Wednesday, April 2, 2014
Review of Live by Night by Dennis Lehane (2012, Abacus)
The mid 1920s and Joe Coughlin, the son of a deputy superintendent in the Boston police, has been running wild since he was thirteen with his friends Dion and Paolo. Still in their teens, they hold up a speakeasy owned by local Irish mafia boss, Albert White. During the raid, Joe meets Emma Gould, White’s mistress, and vows to get to know her better. A few days later he tracks her down and they start an affair. Stealing cash from White is a bad idea, stealing his girl is suicidal. Joe’s plan is for one last robbery, then to run off with Emma. Instead, he ends up in prison, where as the son of a cop, he’s highly vulnerable. His strategy is to do whatever it takes to survive and he’s soon on the path to becoming a made-man. On release he’s asked to run Albert White, who’s moved to Tampa, out of town and to build up the Italian Mob’s rum-making operation. Joe would like to think that he’s an outlaw, but he knows he’s become a gangster, someone who lives by night, outside of the rules of the day. He also knows that he’s now the boss in an enterprise that specialises in violence, double-crossing and greed, and that to survive and prosper he needs to be ruthless and committed and to jettison his innate compassion.
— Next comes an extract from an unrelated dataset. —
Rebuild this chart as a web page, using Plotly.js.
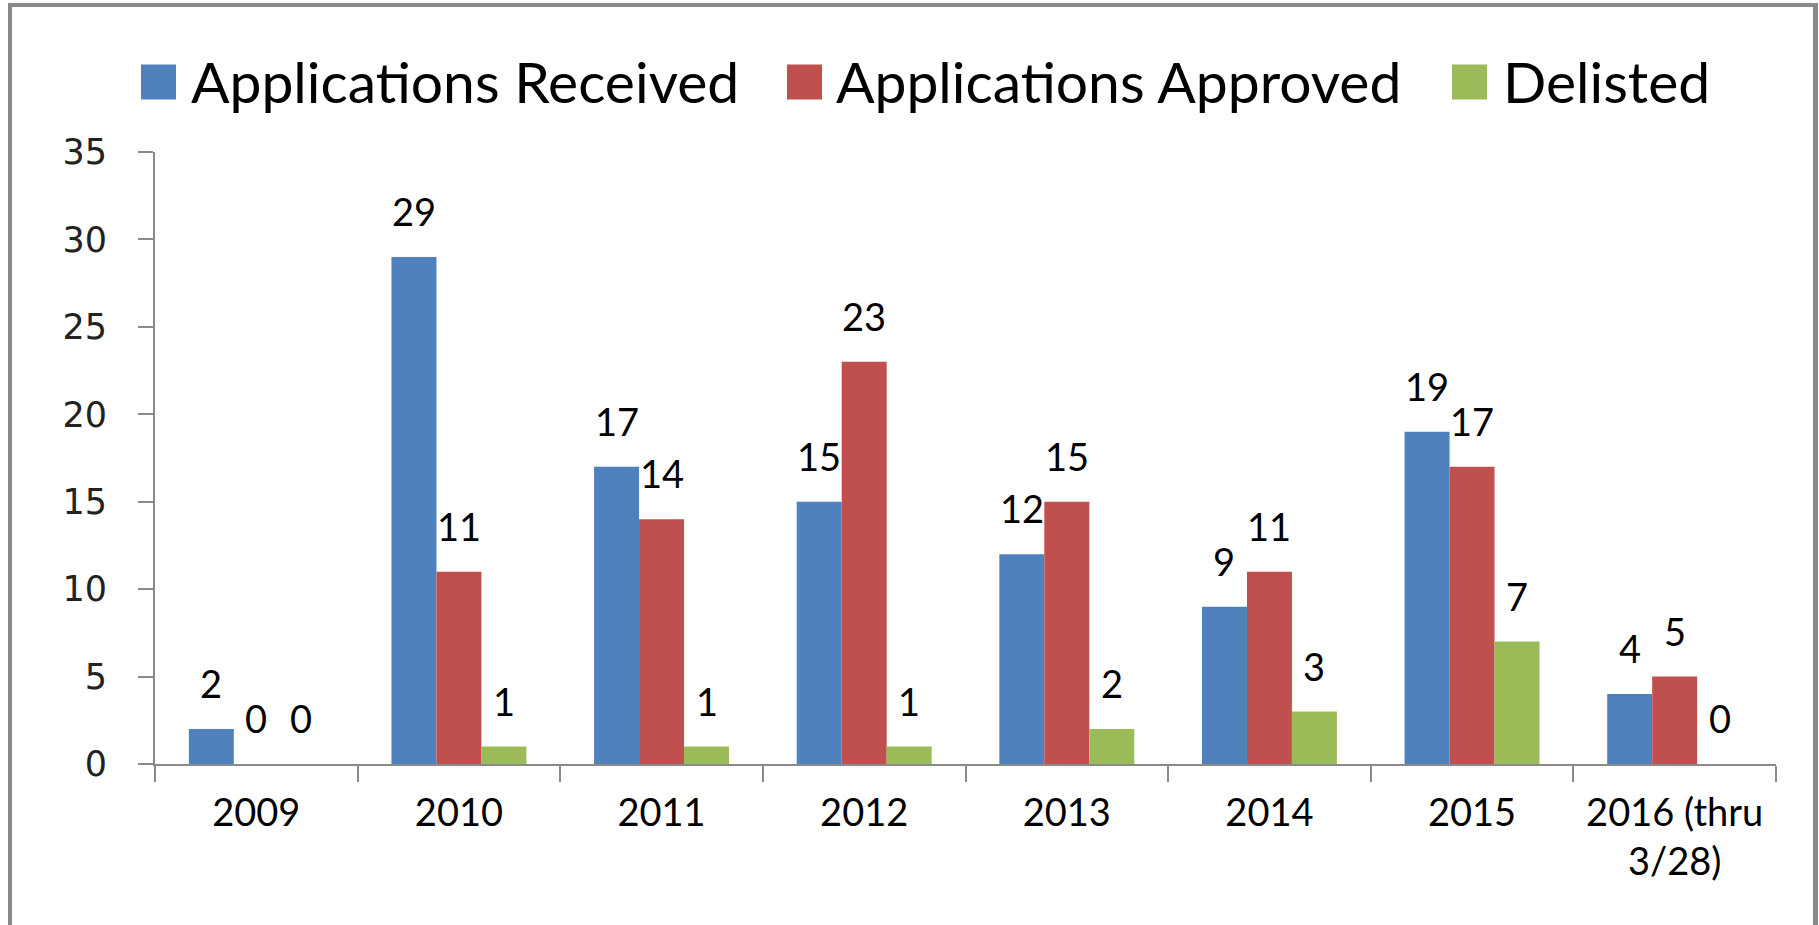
<!DOCTYPE html>
<html><head><meta charset="utf-8">
<script src="https://cdn.plot.ly/plotly-3.0.1.min.js"></script>
<style>
html,body{margin:0;padding:0;background:#fff;overflow:hidden;}
#chart{width:1819px;height:925px;}
#frame{position:absolute;left:8px;top:3px;width:1810px;height:940px;box-sizing:border-box;border-style:solid;border-color:#8a8a8a;border-width:4px 5px 0 4px;pointer-events:none;}
</style></head><body>
<div id="chart"></div><div id="frame"></div>
<script>
// ---- data ----
const years = ["2009","2010","2011","2012","2013","2014","2015","2016 (thru<br>3/28)"];
const received = [2,29,17,15,12,9,19,4];
const approved = [0,11,14,23,15,11,17,5];
const delisted = [0,1,1,1,2,3,7,0];
const seriesNames = ["Applications Received","Applications Approved","Delisted"];
const seriesColors = ["#4F81BD","#C0504D","#9BBB59"];
const yTicks = [0,5,10,15,20,25,30,35];

// ---- layout constants ----
const W = 1819, H = 925;
const M = {l:155, r:43, t:152, b:161};
const PW = W - M.l - M.r, PH = H - M.t - M.b;
const BARGAP = 0.334;
const barW = (1 - BARGAP) / 3;
const labelFont = {family:"Lato, 'Open Sans', sans-serif", size:38, color:"#000"};
const legendFont = {family:"Lato, 'Open Sans', sans-serif", size:57, color:"#000"};

const series = [received, approved, delisted];
const traces = series.map((vals, s) => ({
  type:"bar", x: years, y: vals, name: seriesNames[s],
  marker:{color: seriesColors[s], line:{width:0}},
  showlegend:false, hoverinfo:"none"
}));

// data labels: through the axes (category index + group offset, value)
const annotations = [];
series.forEach((vals, s) => {
  vals.forEach((v, i) => {
    annotations.push({
      xref:"x", yref:"y", x: i + (s - 1) * barW, y: v,
      text: String(v), showarrow:false, xanchor:"center", yanchor:"bottom",
      yshift: 21, font: labelFont
    });
  });
});

// manual legend (large swatches)
const px2x = p => (p - M.l) / PW;
const py2y = p => (H - M.b - p) / PH;
const legSwatchX = [141, 787, 1452];
const legTextX = [189, 834, 1501];
const legCY = 82, sw = 35;
const shapes = [];
seriesNames.forEach((n, s) => {
  shapes.push({type:"rect", xref:"paper", yref:"paper",
    x0:px2x(legSwatchX[s]), x1:px2x(legSwatchX[s]+sw),
    y0:py2y(legCY+sw/2), y1:py2y(legCY-sw/2),
    fillcolor: seriesColors[s], line:{width:0}});
  annotations.push({xref:"paper", yref:"paper", x:px2x(legTextX[s]), y:py2y(legCY-1),
    text:n, showarrow:false, xanchor:"left", yanchor:"middle", font:legendFont});
});

const layout = {
  width: W, height: H,
  margin: {l:M.l, r:M.r, t:M.t, b:M.b, pad:0},
  paper_bgcolor:"#fff", plot_bgcolor:"#fff",
  barmode:"group", bargap: BARGAP, bargroupgap: 0,
  showlegend:false,
  xaxis:{
    type:"category", showline:true, linecolor:"#8a8a8a", linewidth:2,
    ticks:"outside", ticklen:16, tickwidth:2, tickcolor:"#8a8a8a",
    tickson:"boundaries", showgrid:false, zeroline:false,
    tickfont: labelFont, ticklabelstandoff: 14
  },
  yaxis:{
    range:[0,35], tickvals: yTicks, ticktext: yTicks.map(String),
    showline:true, linecolor:"#8a8a8a", linewidth:2,
    ticks:"outside", ticklen:15, tickwidth:2, tickcolor:"#8a8a8a",
    showgrid:false, zeroline:false,
    tickfont:{family:"'DejaVu Sans', Verdana, sans-serif", size:35, color:"#222"},
    ticklabelstandoff: 24
  },
  shapes: shapes,
  annotations: annotations
};

Plotly.newPlot("chart", traces, layout, {staticPlot:true, displayModeBar:false});
</script>
</body></html>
Most crime stories take place over the course of a few days or weeks. Live by Night is much more ambitious in its scope, following the life of Joe Coughlin from small time crook to feared gangster boss over a ten year period, tracing his ups and downs, and exploring themes of family, loyalty, betrayal, revenge, love, compassion, and violence. Despite the fact that Coughlin’s life is full of incident, Lehane manages to pack an awful lot into 500 pages without ever rushing or skimping on detail. Indeed, a real strength of the book is how he manages to deal with the temporal shifts across years and incidents to create a smooth overarching narrative that always keeps the reader engaged. It took me a little bit of time to warm to Coughlin and the story, but the story soon becomes compelling. And whilst there are plenty of twists and turns, the plot is coherent and does not rely on coincidence or plot devices, and does not get sidetracked with subplots. The characterisation is well penned, especially Coughlin, who develops and matures over time, his friend Dion, Graciela, Albert White and Maso, who are all alive on the page and have back stories, and even the minor characters have some depth. Throughout there’s a good sense of time (prohibition period), place (Boston, Tampa and Cuba) and social context (race, politics, crime). If you’re looking for a 1920/30s gangster story with some heart and depth, or a crime story that is expansive in scope, then Live by Night will be just your ticket.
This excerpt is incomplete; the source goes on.